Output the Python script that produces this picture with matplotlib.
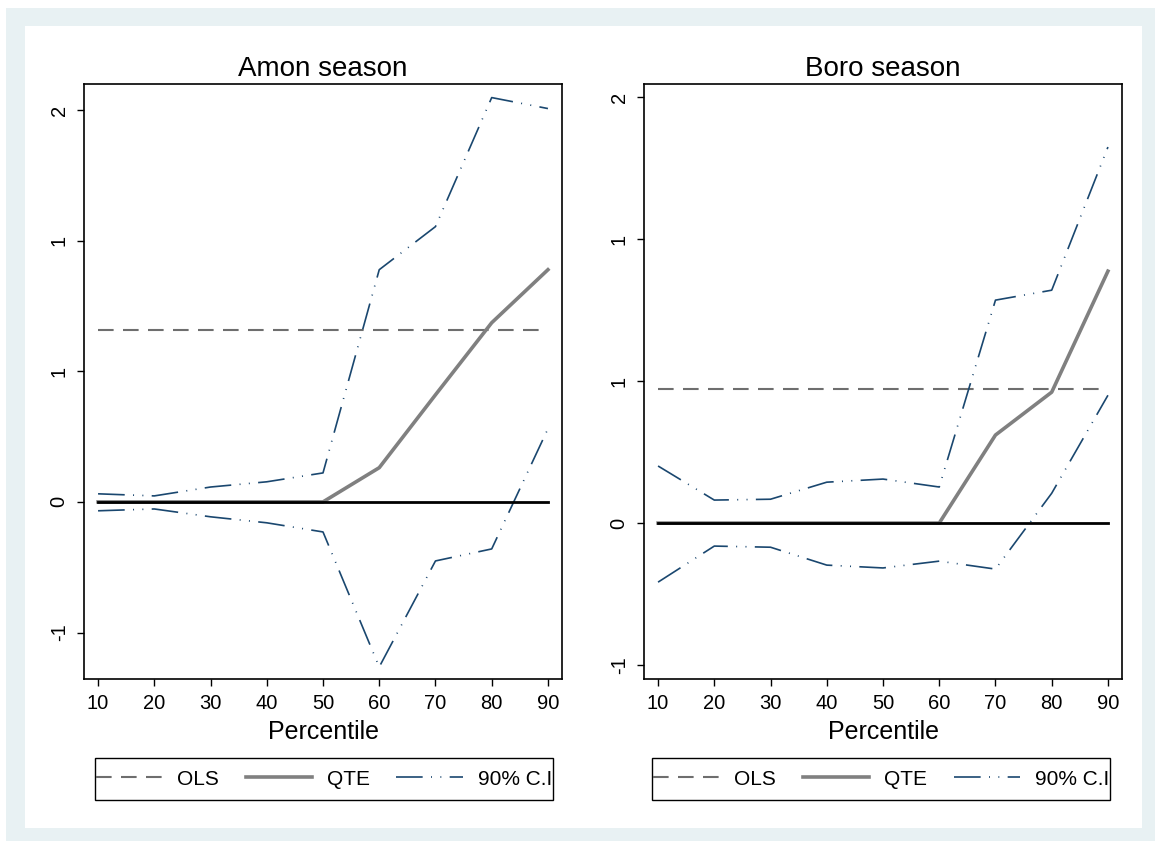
import matplotlib
matplotlib.use("Agg")
import matplotlib.pyplot as plt
from matplotlib.patches import Rectangle
import numpy as np

plt.rcParams['font.family'] = ['Liberation Sans', 'DejaVu Sans']

percentile = [10, 20, 30, 40, 50, 60, 70, 80, 90]

# Amon season
amon_ols = 0.66
amon_qte = [0, 0, 0, 0, 0, 0.131, 0.41, 0.686, 0.889]
amon_ci_hi = [0.031, 0.023, 0.057, 0.077, 0.111, 0.889, 1.054, 1.548, 1.506]
amon_ci_lo = [-0.034, -0.027, -0.057, -0.08, -0.115, -0.632, -0.226, -0.18, 0.28]

# Boro season
boro_ols = 0.472
boro_qte = [0, 0, 0, 0, 0, 0, 0.31, 0.461, 0.887]
boro_ci_hi = [0.201, 0.081, 0.084, 0.144, 0.155, 0.127, 0.785, 0.82, 1.324]
boro_ci_lo = [-0.208, -0.081, -0.085, -0.148, -0.158, -0.134, -0.162, 0.105, 0.45]

ytick_vals = [-0.5, 0, 0.5, 1, 1.5]
ytick_labels = ['-1', '0', '1', '1', '2']

NAVY = '#1a476f'
W, H = 1155, 841

fig = plt.figure(figsize=(W / 100, H / 100), dpi=100)
fig.patch.set_facecolor('white')
fig.patches.append(Rectangle((6 / W, 0), 1 - 6 / W, 1 - 8 / H, transform=fig.transFigure,
                             facecolor='#e8f1f3', edgecolor='none', zorder=-10))
fig.patches.append(Rectangle((25 / W, 1 - 828 / H), (1142 - 25) / W, (828 - 26) / H,
                             transform=fig.transFigure, facecolor='white',
                             edgecolor='none', zorder=-9))


def panel(left, title, ols, qte, hi, lo, ylim, leg_x0):
    ax = fig.add_axes([left / W, 1 - 679 / H, 478 / W, 595 / H])
    x = np.array(percentile)
    ax.plot(x, [ols] * len(x), color='#6e6e6e', lw=1.5, dashes=(7.5, 4.5), label='OLS')
    ax.plot(x, qte, color='#808080', lw=2.6, label='QTE')
    ax.plot(x, hi, color=NAVY, lw=1.2, dashes=(16, 5, 0.6, 5, 0.6, 5), label='90% C.I')
    ax.plot(x, lo, color=NAVY, lw=1.2, dashes=(16, 5, 0.6, 5, 0.6, 5))
    ax.plot(x, np.zeros(len(x)), color='black', lw=2.0, zorder=5)
    ax.set_xlim(7.5, 92.5)
    ax.set_ylim(*ylim)
    ax.set_xticks(percentile)
    ax.set_yticks(ytick_vals)
    ax.set_yticklabels(ytick_labels, rotation=90, va='center')
    ax.tick_params(labelsize=14.5, length=5, width=1, pad=6, color='black')
    ax.set_xlabel('Percentile', fontsize=18, labelpad=5)
    ax.set_title(title, fontsize=20, pad=6)
    for s in ax.spines.values():
        s.set_linewidth(1.2)

    # legend box below the panel
    box = (leg_x0, -0.2034, 0.958, 0.0706)
    ax.add_patch(Rectangle(box[:2], box[2], box[3], transform=ax.transAxes,
                           facecolor='white', edgecolor='black', lw=1.0,
                           clip_on=False))
    ax.legend(loc='center', bbox_to_anchor=box, mode='expand', ncol=3,
              fontsize=15, frameon=False, handlelength=3.2,
              handletextpad=0.7, borderaxespad=0, borderpad=0.05)
    return ax


panel(84, 'Amon season', amon_ols, amon_qte, amon_ci_hi, amon_ci_lo, (-0.678, 1.60), 0.023)
panel(644, 'Boro season', boro_ols, boro_qte, boro_ci_hi, boro_ci_lo, (-0.549, 1.546), 0.017)

fig.savefig('out.png', dpi=100)
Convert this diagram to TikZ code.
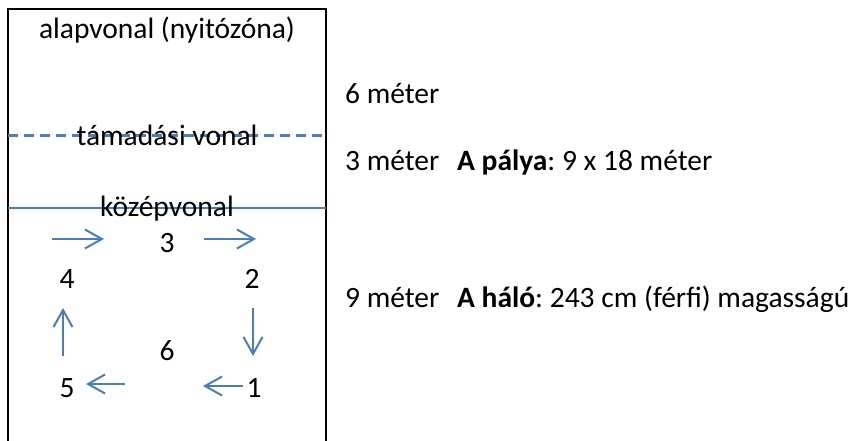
\documentclass[tikz,border=0pt]{standalone}
\usepackage{fontspec}
\setmainfont{Carlito}
\usetikzlibrary{arrows.meta}
\definecolor{ablue}{HTML}{4A7EBB}
\frenchspacing
\tikzset{
  lbl/.style={inner sep=0pt, font=\fontsize{29.5}{34}\selectfont, anchor=base},
  lbll/.style={lbl, anchor=base west},
  bluearrow/.style={draw=ablue, line width=2pt, -{Straight Barb[length=17pt,width=19pt,line width=2pt]}},
}
\begin{document}
\begin{tikzpicture}[x=1pt,y=-1pt]
\useasboundingbox (0,0) rectangle (855,440);
\draw[line width=2.2pt] (8,9) rectangle (326,450);
\coordinate (dl) at (8,135.5);
\coordinate (dr) at (326,135.5);
\coordinate (ml) at (8,208);
\coordinate (mr) at (326,208);
\draw[draw=ablue, line width=2.2pt, dash pattern=on 10pt off 6pt] (dl) -- (dr);
\draw[draw=ablue, line width=2pt] (ml) -- (mr);
\node[lbl] (alap) at (167,38) {alapvonal (nyitózóna)};
\node[lbl] (tam) at (167,145) {támadási vonal};
\node[lbl] (koz) at (167,216) {középvonal};
\node[lbl] (n3) at (167,252) {3};
\node[lbl] (n4) at (67,288) {4};
\node[lbl] (n2) at (252,288) {2};
\node[lbl] (n6) at (167,360) {6};
\node[lbl] (n5) at (67,397) {5};
\node[lbl] (n1) at (254,397) {1};
\coordinate (a1s) at (52,239); \coordinate (a1e) at (104,239);
\coordinate (a2s) at (204,239); \coordinate (a2e) at (256,239);
\coordinate (a3s) at (253,308); \coordinate (a3e) at (253,356);
\coordinate (a4s) at (243,386); \coordinate (a4e) at (203,386);
\coordinate (a5s) at (125,384); \coordinate (a5e) at (86,384);
\coordinate (a6s) at (63,356); \coordinate (a6e) at (63,308);
\draw[bluearrow] (a1s) -- (a1e);
\draw[bluearrow] (a2s) -- (a2e);
\draw[bluearrow] (a3s) -- (a3e);
\draw[bluearrow] (a4s) -- (a4e);
\draw[bluearrow] (a5s) -- (a5e);
\draw[bluearrow] (a6s) -- (a6e);
\node[lbll] (m6) at (345,103) {6 méter};
\node[lbll] (m3) at (345,170) {3 méter};
\node[lbll] (palya) at (457,170) {\textbf{A pálya}: 9 x 18 méter};
\node[lbll] (m9) at (345,307) {9 méter};
\node[lbll] (halo) at (457,307) {\textbf{A háló}: 243 cm (férfi) magasságú};
\end{tikzpicture}
\end{document}
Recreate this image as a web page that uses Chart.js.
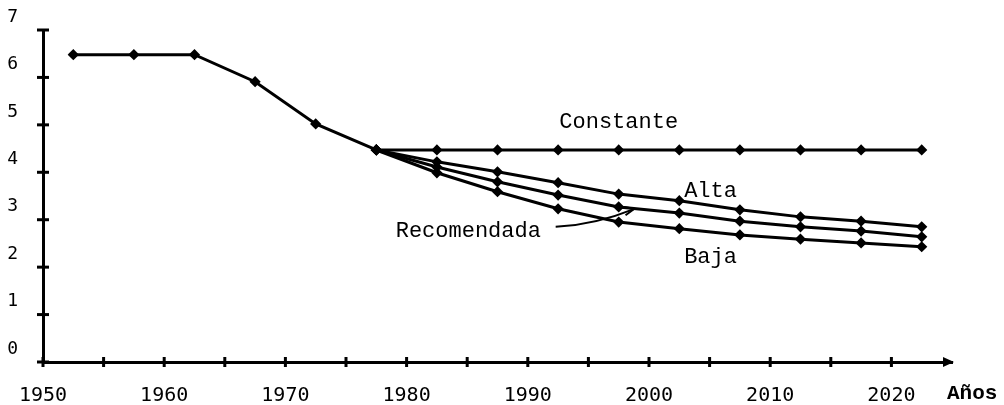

# Task requirements
The answer is a single number: how many lines include the word "matplotlib"?

# Task solution
5